After the child’s body was found and Anne was again pregnant, the family was kind to Betty but she knew they wanted a new nanny and a new beginning. She returned to Scotland but came back to the United States to testify in the trial of Bruno Hauptmann, who was convicted of the kidnapping. She lived the rest of her life in her home country.

'When the House Burns' by Priscilla Paton (Coffeetown Press/Epicenter Press, $16.95)

In the third in her Twin Cities Mystery series (after “Where Privacy Dies” and “Should Grace Fall”), Paton sends detectives Deb Metzger and Erik Jansson into the intricacies of the real estate market. Characters include a sexy young widow, a developer with dubious morals, a homeless man who stalks the young widow. Metzger, a tall lesbian, is looking for a place to live and a loving partner. The detectives work for G-Met, a branch of local government that fills in when other law enforcement agencies are overwhelmed. They’re an interesting pair, with some quippy dialogue between them. Lots of threads to this story that ultimately come together.

'Dark Blue' by Dan Cohen (Page Publishing, $15.95)

Cohen, former president of the Minneapolis City Council, is familiar with police work.
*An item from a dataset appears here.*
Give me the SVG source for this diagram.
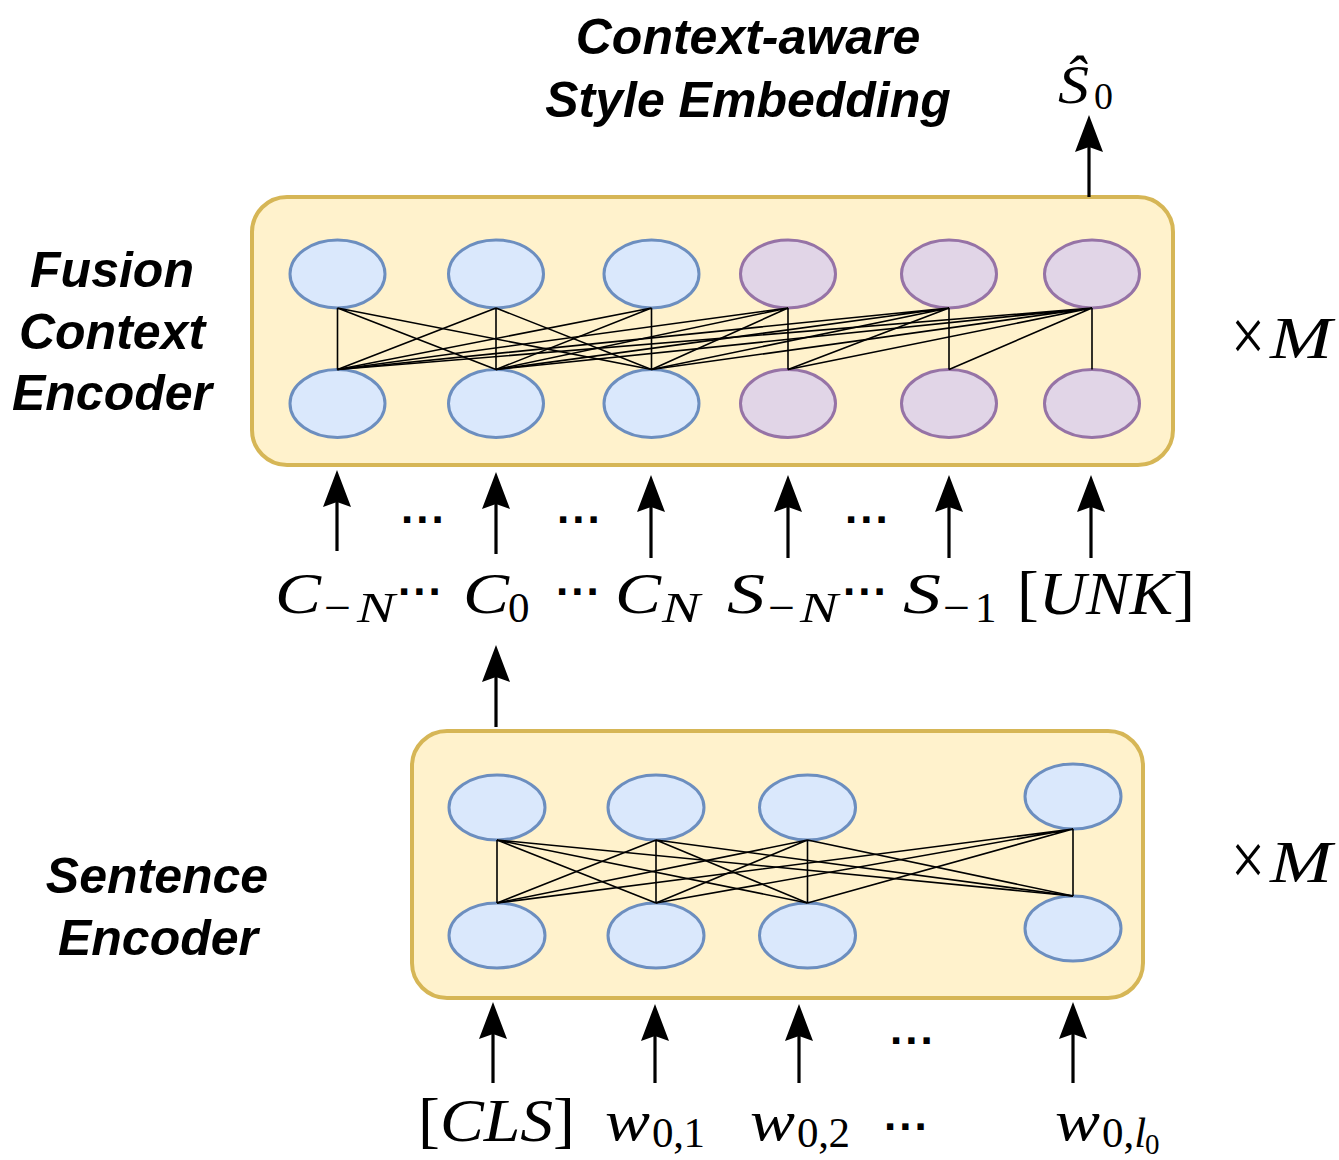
<svg xmlns="http://www.w3.org/2000/svg" width="1339" height="1160" viewBox="0 0 1339 1160">
<style>
.box{fill:#fff2cc;stroke:#d6b656;stroke-width:4}
.nb{fill:#dae8fc;stroke:#6c8ebf;stroke-width:3}
.np{fill:#e1d5e7;stroke:#9673a6;stroke-width:3}
.ln{stroke:#000;stroke-width:1.6;fill:none}
.arr{stroke:#000;stroke-width:3.2;fill:none;marker-end:url(#ah)}
.lbl{font-family:"Liberation Sans",Arial,sans-serif;font-weight:bold;font-style:italic;font-size:50px;fill:#000;text-anchor:middle}
.m{font-family:"Liberation Serif","Times New Roman",serif;font-style:italic;font-size:57px;fill:#000}
.s{font-family:"Liberation Serif","Times New Roman",serif;font-style:italic;font-size:43px;fill:#000}
.up{font-style:normal}
.dots{font-family:"Liberation Sans",Arial,sans-serif;font-weight:bold;font-size:44px;letter-spacing:3px;fill:#000}
</style>
<defs>
<marker id="ah" markerUnits="userSpaceOnUse" viewBox="0 0 37 28" markerWidth="37" markerHeight="28" refX="5" refY="14" orient="auto">
<path d="M0,0 L37,14 L0,28 L5,14 Z" fill="#000"/>
</marker>
</defs>

<g id="title">
<text class="lbl" x="748" y="54">Context-aware</text>
<text class="lbl" x="748" y="117">Style Embedding</text>
</g>
<g id="label-fusion">
<text class="lbl" x="112" y="287">Fusion</text>
<text class="lbl" x="112" y="349">Context</text>
<text class="lbl" x="112" y="410">Encoder</text>
</g>
<g id="label-sentence">
<text class="lbl" x="157" y="893">Sentence</text>
<text class="lbl" x="158" y="955">Encoder</text>
</g>

<g id="fusion-encoder">
<rect class="box" x="252" y="197" width="921" height="268" rx="35"/>
</g>
<g id="sentence-encoder">
<rect class="box" x="412" y="731" width="731" height="267" rx="35"/>
</g>

<g id="fusion-nodes">
<g id="f-top-1"><ellipse class="nb" cx="337.5" cy="274" rx="47.5" ry="34"/></g>
<g id="f-top-2"><ellipse class="nb" cx="496" cy="274" rx="47.5" ry="34"/></g>
<g id="f-top-3"><ellipse class="nb" cx="651.5" cy="274" rx="47.5" ry="34"/></g>
<g id="f-top-4"><ellipse class="np" cx="788" cy="274" rx="47.5" ry="34"/></g>
<g id="f-top-5"><ellipse class="np" cx="949" cy="274" rx="47.5" ry="34"/></g>
<g id="f-top-6"><ellipse class="np" cx="1092" cy="274" rx="47.5" ry="34"/></g>
<g id="f-bot-1"><ellipse class="nb" cx="337.5" cy="403.5" rx="47.5" ry="34"/></g>
<g id="f-bot-2"><ellipse class="nb" cx="496" cy="403.5" rx="47.5" ry="34"/></g>
<g id="f-bot-3"><ellipse class="nb" cx="651.5" cy="403.5" rx="47.5" ry="34"/></g>
<g id="f-bot-4"><ellipse class="np" cx="788" cy="403.5" rx="47.5" ry="34"/></g>
<g id="f-bot-5"><ellipse class="np" cx="949" cy="403.5" rx="47.5" ry="34"/></g>
<g id="f-bot-6"><ellipse class="np" cx="1092" cy="403.5" rx="47.5" ry="34"/></g>
</g>

<g id="sentence-nodes">
<g id="s-top-1"><ellipse class="nb" cx="497" cy="807.5" rx="48" ry="32.5"/></g>
<g id="s-top-2"><ellipse class="nb" cx="656" cy="807.5" rx="48" ry="32.5"/></g>
<g id="s-top-3"><ellipse class="nb" cx="807.5" cy="807.5" rx="48" ry="32.5"/></g>
<g id="s-top-4"><ellipse class="nb" cx="1073" cy="796.5" rx="48" ry="32.5"/></g>
<g id="s-bot-1"><ellipse class="nb" cx="497" cy="935.5" rx="48" ry="32.5"/></g>
<g id="s-bot-2"><ellipse class="nb" cx="656" cy="935.5" rx="48" ry="32.5"/></g>
<g id="s-bot-3"><ellipse class="nb" cx="807.5" cy="935.5" rx="48" ry="32.5"/></g>
<g id="s-bot-4"><ellipse class="nb" cx="1073" cy="928.5" rx="48" ry="32.5"/></g>
</g>

<g id="connectors">
<g id="fusion-links" class="ln">
<path d="M337.5,308 L337.5,369.5 M337.5,308 L496,369.5 M337.5,308 L651.5,369.5"/>
<path d="M496,308 L337.5,369.5 M496,308 L496,369.5 M496,308 L651.5,369.5"/>
<path d="M651.5,308 L337.5,369.5 M651.5,308 L496,369.5 M651.5,308 L651.5,369.5"/>
<path d="M788,308 L337.5,369.5 M788,308 L496,369.5 M788,308 L651.5,369.5 M788,308 L788,369.5"/>
<path d="M949,308 L337.5,369.5 M949,308 L496,369.5 M949,308 L651.5,369.5 M949,308 L788,369.5 M949,308 L949,369.5"/>
<path d="M1092,308 L337.5,369.5 M1092,308 L496,369.5 M1092,308 L651.5,369.5 M1092,308 L788,369.5 M1092,308 L949,369.5 M1092,308 L1092,369.5"/>
</g>
<g id="sentence-links" class="ln">
<path d="M497,840 L497,903 M497,840 L656,903 M497,840 L807.5,903 M497,840 L1073,896"/>
<path d="M656,840 L497,903 M656,840 L656,903 M656,840 L807.5,903 M656,840 L1073,896"/>
<path d="M807.5,840 L497,903 M807.5,840 L656,903 M807.5,840 L807.5,903 M807.5,840 L1073,896"/>
<path d="M1073,829 L497,903 M1073,829 L656,903 M1073,829 L807.5,903 M1073,829 L1073,896"/>
</g>
<g id="arrows">
<line class="arr" x1="1089" y1="197" x2="1089" y2="147"/>
<line class="arr" x1="337" y1="551" x2="337" y2="502"/>
<line class="arr" x1="496" y1="554" x2="496" y2="504"/>
<line class="arr" x1="651" y1="558" x2="651" y2="507"/>
<line class="arr" x1="788" y1="558" x2="788" y2="507"/>
<line class="arr" x1="949" y1="558" x2="949" y2="507"/>
<line class="arr" x1="1091" y1="558" x2="1091" y2="507"/>
<line class="arr" x1="496" y1="727" x2="496" y2="677"/>
<line class="arr" x1="493" y1="1083" x2="493" y2="1034"/>
<line class="arr" x1="655" y1="1083" x2="655" y2="1036"/>
<line class="arr" x1="799" y1="1083" x2="799" y2="1036"/>
<line class="arr" x1="1073" y1="1083" x2="1073" y2="1034"/>
</g>
</g>

<g id="ellipsis-marks">
<text class="dots" x="401" y="523">...</text>
<text class="dots" x="557" y="523">...</text>
<text class="dots" x="845" y="523">...</text>
<text class="dots" x="890" y="1044">...</text>
</g>

<g id="output-label">
<text class="m" x="1058" y="103" textLength="31" lengthAdjust="spacingAndGlyphs" style="font-size:54px">Ŝ</text>
<text class="s up" x="1094" y="109" style="font-size:38px">0</text>
</g>

<g id="repeat-labels">
<text class="m up" x="1231" y="361" textLength="34" lengthAdjust="spacingAndGlyphs" style="font-size:76px">×</text>
<text class="m" x="1270" y="358" textLength="62" lengthAdjust="spacingAndGlyphs" style="font-size:59px">M</text>
<text class="m up" x="1231" y="885" textLength="34" lengthAdjust="spacingAndGlyphs" style="font-size:76px">×</text>
<text class="m" x="1270" y="882" textLength="62" lengthAdjust="spacingAndGlyphs" style="font-size:59px">M</text>
</g>

<g id="fusion-inputs">
<text class="m" x="275" y="613" textLength="46" lengthAdjust="spacingAndGlyphs">C</text>
<text class="s up" x="324" y="622" textLength="27" lengthAdjust="spacingAndGlyphs">−</text>
<text class="s" x="357" y="622" textLength="38" lengthAdjust="spacingAndGlyphs">N</text>
<text class="dots" x="398" y="595">...</text>
<text class="m" x="463" y="613" textLength="46" lengthAdjust="spacingAndGlyphs">C</text>
<text class="s up" x="508" y="622">0</text>
<text class="dots" x="556" y="595">...</text>
<text class="m" x="615" y="613" textLength="46" lengthAdjust="spacingAndGlyphs">C</text>
<text class="s" x="662" y="622" textLength="38" lengthAdjust="spacingAndGlyphs">N</text>
<text class="m" x="727" y="613" textLength="38" lengthAdjust="spacingAndGlyphs">S</text>
<text class="s up" x="768" y="622" textLength="27" lengthAdjust="spacingAndGlyphs">−</text>
<text class="s" x="800" y="622" textLength="38" lengthAdjust="spacingAndGlyphs">N</text>
<text class="dots" x="843" y="595">...</text>
<text class="m" x="903" y="613" textLength="38" lengthAdjust="spacingAndGlyphs">S</text>
<text class="s up" x="943" y="622" textLength="27" lengthAdjust="spacingAndGlyphs">−</text>
<text class="s up" x="975" y="622">1</text>
<text class="m" x="1017" y="614" textLength="178" lengthAdjust="spacingAndGlyphs" style="font-size:61px"><tspan class="up">[</tspan>UNK<tspan class="up">]</tspan></text>
</g>

<g id="sentence-inputs">
<text class="m" x="418" y="1141" textLength="157" lengthAdjust="spacingAndGlyphs" style="font-size:61px"><tspan class="up">[</tspan>CLS<tspan class="up">]</tspan></text>
<text class="m" x="605" y="1140" textLength="45" lengthAdjust="spacingAndGlyphs">w</text>
<text class="s up" x="652" y="1147" textLength="53">0,1</text>
<text class="m" x="750" y="1140" textLength="45" lengthAdjust="spacingAndGlyphs">w</text>
<text class="s up" x="797" y="1147" textLength="53">0,2</text>
<text class="dots" x="884" y="1130">...</text>
<text class="m" x="1055" y="1140" textLength="45" lengthAdjust="spacingAndGlyphs">w</text>
<text class="s" x="1102" y="1147"><tspan class="up">0,</tspan>l</text>
<text class="s up" x="1145" y="1154" style="font-size:29px">0</text>
</g>
</svg>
So it’s not surprising this short,117-page police procedural that hinges on a corpses’ hands in the snow combines police and politics. Cohen explores, among other things, why cops don’t trust other cops. At the center of the story is William Timothy Reagan, a “former Boston Police Commissioner and a flaming liberal” who’s at the top of the list “when the congressional liberals needed a high-profile cop to help balance the parade of law-and-order types.” An interesting trial makes this a quick and satisfying read.